PROVIDED MATERIAL:
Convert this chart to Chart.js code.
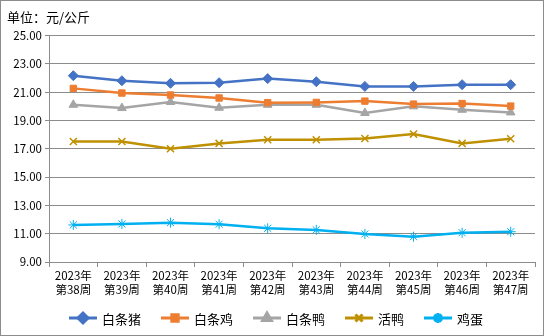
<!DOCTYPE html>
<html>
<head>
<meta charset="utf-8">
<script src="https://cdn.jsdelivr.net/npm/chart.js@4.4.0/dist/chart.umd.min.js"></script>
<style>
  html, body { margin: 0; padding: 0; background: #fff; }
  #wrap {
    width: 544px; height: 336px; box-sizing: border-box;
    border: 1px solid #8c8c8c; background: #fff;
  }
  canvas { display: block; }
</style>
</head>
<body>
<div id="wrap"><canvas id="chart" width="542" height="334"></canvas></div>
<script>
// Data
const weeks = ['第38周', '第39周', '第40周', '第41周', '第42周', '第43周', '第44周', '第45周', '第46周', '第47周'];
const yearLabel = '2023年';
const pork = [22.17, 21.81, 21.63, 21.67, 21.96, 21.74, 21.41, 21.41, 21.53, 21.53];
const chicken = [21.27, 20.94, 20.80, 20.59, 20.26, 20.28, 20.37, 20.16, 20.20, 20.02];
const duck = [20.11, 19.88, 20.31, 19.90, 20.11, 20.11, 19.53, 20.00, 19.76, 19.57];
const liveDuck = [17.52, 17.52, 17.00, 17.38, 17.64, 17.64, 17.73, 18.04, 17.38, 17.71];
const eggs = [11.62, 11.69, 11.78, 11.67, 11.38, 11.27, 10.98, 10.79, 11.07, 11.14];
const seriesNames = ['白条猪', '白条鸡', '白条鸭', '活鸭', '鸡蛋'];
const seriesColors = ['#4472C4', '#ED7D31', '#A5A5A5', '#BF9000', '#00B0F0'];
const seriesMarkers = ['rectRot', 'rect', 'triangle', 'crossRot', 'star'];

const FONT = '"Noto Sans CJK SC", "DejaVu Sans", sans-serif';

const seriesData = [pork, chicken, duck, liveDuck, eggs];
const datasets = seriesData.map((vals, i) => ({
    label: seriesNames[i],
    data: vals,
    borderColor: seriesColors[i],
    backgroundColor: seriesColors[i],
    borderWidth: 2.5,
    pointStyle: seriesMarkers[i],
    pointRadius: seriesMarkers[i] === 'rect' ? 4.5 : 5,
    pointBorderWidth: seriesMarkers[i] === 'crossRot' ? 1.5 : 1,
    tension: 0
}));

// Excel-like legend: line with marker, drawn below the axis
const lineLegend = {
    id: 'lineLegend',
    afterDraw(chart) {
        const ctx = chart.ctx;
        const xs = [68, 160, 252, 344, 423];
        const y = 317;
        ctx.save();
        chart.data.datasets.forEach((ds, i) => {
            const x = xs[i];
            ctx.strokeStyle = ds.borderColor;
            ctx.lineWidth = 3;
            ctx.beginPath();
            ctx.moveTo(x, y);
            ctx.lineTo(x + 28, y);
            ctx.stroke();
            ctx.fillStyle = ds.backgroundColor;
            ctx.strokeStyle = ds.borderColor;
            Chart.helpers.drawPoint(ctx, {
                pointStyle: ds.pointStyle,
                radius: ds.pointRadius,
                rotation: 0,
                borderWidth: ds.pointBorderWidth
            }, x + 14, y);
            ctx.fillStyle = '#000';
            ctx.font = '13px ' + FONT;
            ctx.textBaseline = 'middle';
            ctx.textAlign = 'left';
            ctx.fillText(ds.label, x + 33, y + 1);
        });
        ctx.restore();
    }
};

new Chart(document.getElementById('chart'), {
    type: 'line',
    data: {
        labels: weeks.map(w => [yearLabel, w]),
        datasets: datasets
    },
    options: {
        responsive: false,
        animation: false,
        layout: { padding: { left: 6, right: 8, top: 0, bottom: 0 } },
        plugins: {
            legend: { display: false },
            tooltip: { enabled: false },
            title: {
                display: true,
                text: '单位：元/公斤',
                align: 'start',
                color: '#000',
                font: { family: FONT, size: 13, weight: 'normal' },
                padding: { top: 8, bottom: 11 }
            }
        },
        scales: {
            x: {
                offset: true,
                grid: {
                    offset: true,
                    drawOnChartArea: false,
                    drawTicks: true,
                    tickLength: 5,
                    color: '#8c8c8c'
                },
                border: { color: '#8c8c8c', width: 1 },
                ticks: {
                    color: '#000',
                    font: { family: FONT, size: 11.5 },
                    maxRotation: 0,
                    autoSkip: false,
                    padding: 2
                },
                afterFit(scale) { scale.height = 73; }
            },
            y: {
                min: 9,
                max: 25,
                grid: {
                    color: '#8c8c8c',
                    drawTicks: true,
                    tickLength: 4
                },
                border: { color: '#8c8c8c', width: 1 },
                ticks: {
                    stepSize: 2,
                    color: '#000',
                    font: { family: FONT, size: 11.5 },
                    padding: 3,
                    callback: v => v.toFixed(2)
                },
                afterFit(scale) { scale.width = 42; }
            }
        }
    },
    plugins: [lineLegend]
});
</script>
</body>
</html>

WHAT YOU ARE ASKED TO DO: Copy every line of the data exactly as written, excluding the pictures.

FINISHED EXERCISE:
Convert this chart to Chart.js code.
<!DOCTYPE html>
<html>
<head>
<meta charset="utf-8">
<script src="https://cdn.jsdelivr.net/npm/chart.js@4.4.0/dist/chart.umd.min.js"></script>
<style>
  html, body { margin: 0; padding: 0; background: #fff; }
  #wrap {
    width: 544px; height: 336px; box-sizing: border-box;
    border: 1px solid #8c8c8c; background: #fff;
  }
  canvas { display: block; }
</style>
</head>
<body>
<div id="wrap"><canvas id="chart" width="542" height="334"></canvas></div>
<script>
// Data
const weeks = ['第38周', '第39周', '第40周', '第41周', '第42周', '第43周', '第44周', '第45周', '第46周', '第47周'];
const yearLabel = '2023年';
const pork = [22.17, 21.81, 21.63, 21.67, 21.96, 21.74, 21.41, 21.41, 21.53, 21.53];
const chicken = [21.27, 20.94, 20.80, 20.59, 20.26, 20.28, 20.37, 20.16, 20.20, 20.02];
const duck = [20.11, 19.88, 20.31, 19.90, 20.11, 20.11, 19.53, 20.00, 19.76, 19.57];
const liveDuck = [17.52, 17.52, 17.00, 17.38, 17.64, 17.64, 17.73, 18.04, 17.38, 17.71];
const eggs = [11.62, 11.69, 11.78, 11.67, 11.38, 11.27, 10.98, 10.79, 11.07, 11.14];
const seriesNames = ['白条猪', '白条鸡', '白条鸭', '活鸭', '鸡蛋'];
const seriesColors = ['#4472C4', '#ED7D31', '#A5A5A5', '#BF9000', '#00B0F0'];
const seriesMarkers = ['rectRot', 'rect', 'triangle', 'crossRot', 'star'];

const FONT = '"Noto Sans CJK SC", "DejaVu Sans", sans-serif';

const seriesData = [pork, chicken, duck, liveDuck, eggs];
const datasets = seriesData.map((vals, i) => ({
    label: seriesNames[i],
    data: vals,
    borderColor: seriesColors[i],
    backgroundColor: seriesColors[i],
    borderWidth: 2.5,
    pointStyle: seriesMarkers[i],
    pointRadius: seriesMarkers[i] === 'rect' ? 4.5 : 5,
    pointBorderWidth: seriesMarkers[i] === 'crossRot' ? 1.5 : 1,
    tension: 0
}));

// Excel-like legend: line with marker, drawn below the axis
const lineLegend = {
    id: 'lineLegend',
    afterDraw(chart) {
        const ctx = chart.ctx;
        const xs = [68, 160, 252, 344, 423];
        const y = 317;
        ctx.save();
        chart.data.datasets.forEach((ds, i) => {
            const x = xs[i];
            ctx.strokeStyle = ds.borderColor;
            ctx.lineWidth = 3;
            ctx.beginPath();
            ctx.moveTo(x, y);
            ctx.lineTo(x + 28, y);
            ctx.stroke();
            ctx.fillStyle = ds.backgroundColor;
            ctx.strokeStyle = ds.borderColor;
            Chart.helpers.drawPoint(ctx, {
                pointStyle: ds.pointStyle,
                radius: ds.pointRadius,
                rotation: 0,
                borderWidth: ds.pointBorderWidth
            }, x + 14, y);
            ctx.fillStyle = '#000';
            ctx.font = '13px ' + FONT;
            ctx.textBaseline = 'middle';
            ctx.textAlign = 'left';
            ctx.fillText(ds.label, x + 33, y + 1);
        });
        ctx.restore();
    }
};

new Chart(document.getElementById('chart'), {
    type: 'line',
    data: {
        labels: weeks.map(w => [yearLabel, w]),
        datasets: datasets
    },
    options: {
        responsive: false,
        animation: false,
        layout: { padding: { left: 6, right: 8, top: 0, bottom: 0 } },
        plugins: {
            legend: { display: false },
            tooltip: { enabled: false },
            title: {
                display: true,
                text: '单位：元/公斤',
                align: 'start',
                color: '#000',
                font: { family: FONT, size: 13, weight: 'normal' },
                padding: { top: 8, bottom: 11 }
            }
        },
        scales: {
            x: {
                offset: true,
                grid: {
                    offset: true,
                    drawOnChartArea: false,
                    drawTicks: true,
                    tickLength: 5,
                    color: '#8c8c8c'
                },
                border: { color: '#8c8c8c', width: 1 },
                ticks: {
                    color: '#000',
                    font: { family: FONT, size: 11.5 },
                    maxRotation: 0,
                    autoSkip: false,
                    padding: 2
                },
                afterFit(scale) { scale.height = 73; }
            },
            y: {
                min: 9,
                max: 25,
                grid: {
                    color: '#8c8c8c',
                    drawTicks: true,
                    tickLength: 4
                },
                border: { color: '#8c8c8c', width: 1 },
                ticks: {
                    stepSize: 2,
                    color: '#000',
                    font: { family: FONT, size: 11.5 },
                    padding: 3,
                    callback: v => v.toFixed(2)
                },
                afterFit(scale) { scale.width = 42; }
            }
        }
    },
    plugins: [lineLegend]
});
</script>
</body>
</html>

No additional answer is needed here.